The first method on the new trait mentioned above, "Produce Self::Schema given the user-provided type and a Type. This returns a helpful error if they don't match.", recursively "matches" on the actual schema it's applied to, returning a value of type Self::Schema that dynamically encodes the mapping from the type to the actual schema. For example, for List<T> an enum is returned that encodes which of the 6 different representations is being used. This is then used to generate the appropriate Self::Reader, which itself can be an enum if necessary for different representations (although I'm trying to avoid this as it would harm specialization).

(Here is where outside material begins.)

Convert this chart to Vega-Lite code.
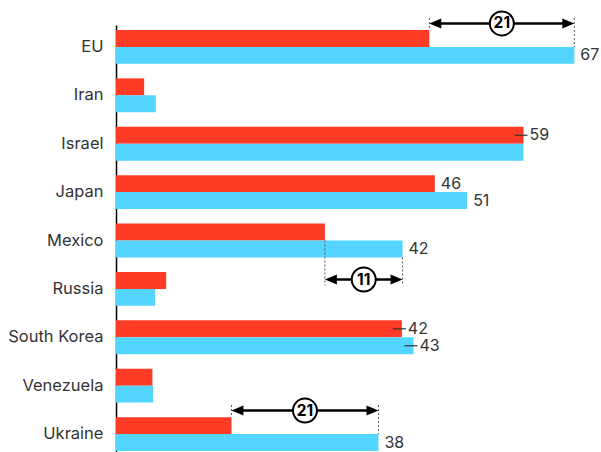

Projection occurs as a byproduct of this recursive "matching" process – if a struct omits a field that is in the actual schema, then its column is ignored, no reader is generated and no value is read for it.

sunchao commented 5 years ago

Thanks @alecmocatta ! The performance improvement looks very impressive 👍 ! Looking forward to a PR on this 😄 .

sadikovi commented 5 years ago

Allocation of what? How do you avoid allocation - you need to return rows? Are you using a mutable row reference instead?

sunchao commented 5 years ago

Hi @alecmocatta , just curious whether there's any update on this?

alecmocatta commented 5 years ago

@sunchao I've been on holiday but will PR this next week. I intend to open a JIRA and PR against https://github.com/apache/arrow/tree/master/rust/parquet/src, is that the right thing to do?

sunchao commented 5 years ago

Thanks. Yes, filing a JIRA against arrow is the right thing to do. Looking forward to it!

alecmocatta commented 5 years ago

My fork is here: https://github.com/alecmocatta/parquet-rs

It currently triggers an ICE on usage https://github.com/rust-lang/rust/issues/53443 and much is currently commented out until I finish refactoring.

I'll investigate, finish the refactor, clean up the code, and rebase on https://github.com/apache/arrow in the coming week or so.

alecmocatta commented 5 years ago

JIRA here: https://issues.apache.org/jira/browse/ARROW-4314

sunchao commented 5 years ago

Thanks @alecmocatta ! Could you open a pull request in arrow? it's a pretty big change and I'll take some time to look at it.